Surgeries are not “elective or nonessential” if:
- “if it would threaten the patient’s life,”
- “threaten permanent dysfunction or impairment of any body part,”
- “risk metastasis or progression of staging[,]” or
- “require the patient to remain hospitalized if the surgery was delayed.”
Like most decisions made by health professionals, exercise of the provider’s best medical judgment is necessary to determine “whether a surgery is nonessential or elective.” It is important that the totality of the patient’s care be taken into consideration. For example, if a patient is at risk of becoming opioid dependent or suffering other complications if a surgery is not performed, this may weigh in favor of proceeding although only secondary to indicators warranting surgery. As such, this may require additional consults from other mental healthcare or pain management specialists in determining whether surgery is necessary.
Healthcare organizations performing or assisting in surgeries should consider forming a committee dedicated to addressing this Order and assisting providers in making the nonessential or elective determination. If a committee is formed, it should include appropriate stakeholders from the practitioner (medical staff) perspective and facility administration. However, the initial “medical judgment” determination should be done by the treating physicians, in consultation with other practitioners who may be assisting during the potential surgery.
As necessary, the healthcare organization’s committee should seek guidance from government officials or applicable licensure boards if there are questions concerning internal protocol developments. Professional associations are also good resources for guidance in developing industry specific protocols. Furthermore, the organization’s internal protocol should be designed to guide its providers in making the nonessential or elective determination and consider each factor set forth by the Order and other factors integral to sound medical decision making in light of the patient’s circumstances. Any review committee should follow the same guidance.

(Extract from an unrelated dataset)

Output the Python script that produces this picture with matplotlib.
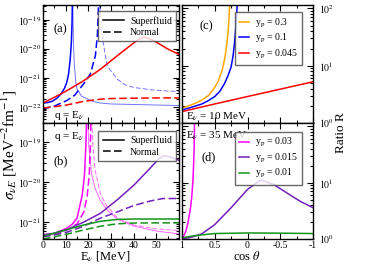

Once a protocol is in place, providers who are required to follow the protocols should clearly document in the patient’s medical record why (or why not) a procedure is medically necessary and that the decision was made in accordance with organization protocol. If possible, consulting practitioners or other assisting practitioners (i.e., anesthesia, infectious disease, pain management, etc.) should also document the determination as to medical judgment and, if the procedure continues, their concurrence in the determination. Separately, the organization (in consultation with legal or risk management departments) may want to maintain documentation of the peer review determination as to the concurrence with the treating physicians’ medical judgment determination.
Given the uncertain and everchanging nature of the COVID-19 pandemic, healthcare organizations must be nimble to respond to rapidly changing laws. Failure to adhere to this Order could not only subject licensed providers to investigation by their respective licensing boards, but also to other potential criminal and civil liability. However, the “standard of care” in making the medical judgment that a surgery is not necessary is also likely to be the subject of future medical malpractice actions. A clearly thought out and documented “medical judgment” determination is key to avoid potential liability.